Not too loud but memorable
I heard a talk last week by Walter Isaacson that was a tour de force. He spoke without notes - granted, the subject of Einstein is part of Isaacson's life right now, but still it seemed so graceful and communicative on his part to be looking at us instead of an index card.
I'd like to give a talk (also without notes) that persuaded everyone listening that they are part of a story that is just as creative and visual as Einstein's mind. Something profound is going on in the world of communication that can't be finitely explained in advance. Talking about email and VoIP and blogs is just skimming the surface. We're inside a phase change in communication that is hard to see - there are small avalanches of changes in the form of email and blogs, but the bigger change is more fundamental. There's a push into novelty, into the “adjacent possible,” that is speeding along, catalyzed by global digital communications.
But starting this way, with handwaving and appeals to profundity, won't be memorable. I'll need to tell stories. What stories put across the thought experiment of a global brain? Why would anyone want to be told they're a neuron? (”No, not moron, neuron.”) Maybe the global brain solves a universal problem, in a way that brings makes people see things differently.

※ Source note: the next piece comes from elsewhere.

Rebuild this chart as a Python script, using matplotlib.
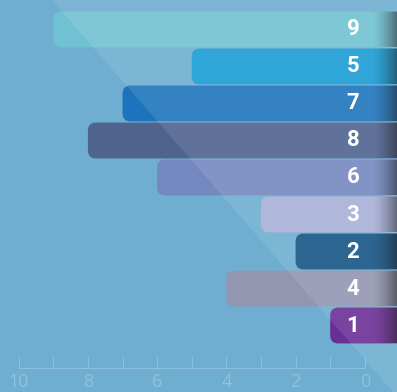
import numpy as np
import matplotlib
matplotlib.use("Agg")
import matplotlib.pyplot as plt
from matplotlib.patches import FancyBboxPatch, Polygon

# ---- data (top to bottom) ----
labels = ["9", "5", "7", "8", "6", "3", "2", "4", "1"]
values = [9, 5, 7, 8, 6, 3, 2, 4, 1]
colors = ["#70c2d2", "#189bd4", "#1e74bc", "#4f638f", "#7488c0",
          "#a7b0d8", "#165485", "#9296b0", "#6a2f96"]
major_ticks = [0, 2, 4, 6, 8, 10]
minor_ticks = [1, 3, 5, 7, 9]

BG = "#6faed0"
AXC = "#8cc0dc"

fig = plt.figure(figsize=(3.97, 3.92), dpi=100)
fig.patch.set_facecolor(BG)
ax = fig.add_axes([0, 0, 1, 1])
ax.set_facecolor(BG)

XL = (10.54, -0.93)
YL = (9.797, -0.797)

h = 0.97
px_x = 34.6  # px per x unit
px_y = 37.0  # px per y unit
r = 8.0 / px_x
asp = px_x / px_y

x_shadow0 = (364.7 - 372) / px_x
x_end = -1.5

grad = np.zeros((1, 64, 4))
t = np.linspace(0, 1, 64)
grad[0, :, 3] = 0.5 * t ** 1.5

for i, (lab, v, c) in enumerate(zip(labels, values, colors)):
    p = FancyBboxPatch((x_end, i - h / 2), v - x_end, h,
                       boxstyle=f"round,pad=0,rounding_size={r}",
                       mutation_aspect=asp, facecolor=c, edgecolor="none",
                       zorder=2)
    ax.add_patch(p)
    im = ax.imshow(grad, extent=(x_shadow0, XL[1], i + h / 2, i - h / 2),
                   aspect="auto", zorder=3, interpolation="bilinear")
    im.set_clip_path(p)

# diagonal light overlay
tri = Polygon([(52 / 397, 1.0), (1.0, 1.0), (1.0, 0.0), (393 / 397, 0.0)],
              closed=True, transform=ax.transAxes, facecolor="white",
              alpha=0.1, edgecolor="none", zorder=4)
ax.add_patch(tri)

for i, (lab, v) in enumerate(zip(labels, values)):
    ax.text(0.34, i, lab, ha="center", va="center", color="white",
            fontsize=16, fontweight="bold",
            family=["Roboto", "DejaVu Sans"], zorder=5)

ax.set_xlim(*XL)
ax.set_ylim(*YL)

for s in ["top", "left", "right"]:
    ax.spines[s].set_visible(False)
ax.spines["bottom"].set_position(("data", 9.157))
ax.spines["bottom"].set_bounds(0, 10)
ax.spines["bottom"].set_color(AXC)
ax.spines["bottom"].set_linewidth(0.8)
ax.spines["bottom"].set_zorder(6)
ax.set_xticks(major_ticks)
ax.set_xticks(minor_ticks, minor=True)
ax.set_xticklabels([str(m) for m in major_ticks],
                   family=["Open Sans", "DejaVu Sans"])
ax.tick_params(axis="x", which="both", direction="in", length=8.5,
               width=0.8, color=AXC, labelcolor="#90c2dd", labelsize=13,
               pad=3.5, labelbottom=True)
ax.xaxis.set_zorder(6)
ax.set_yticks([])

fig.savefig("out.png", dpi=100, facecolor=BG)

Anecdotes, web pages, videos - but is that like looking down at an index card?
The couch potato is dead, and we're in the midst of a history of surprises.
Isaacson had it easy, in a way; he's talking about a life that has ended, and he can look back and tell stories about how it went. I'd like to convince people listening to my talk that we have absolutely no idea how things are going to go with the internet, and that that's as it should be. Mind-blowing diversity is actually good, because out of sufficiently dense diversity life emerges. Whoof - hard to visualize.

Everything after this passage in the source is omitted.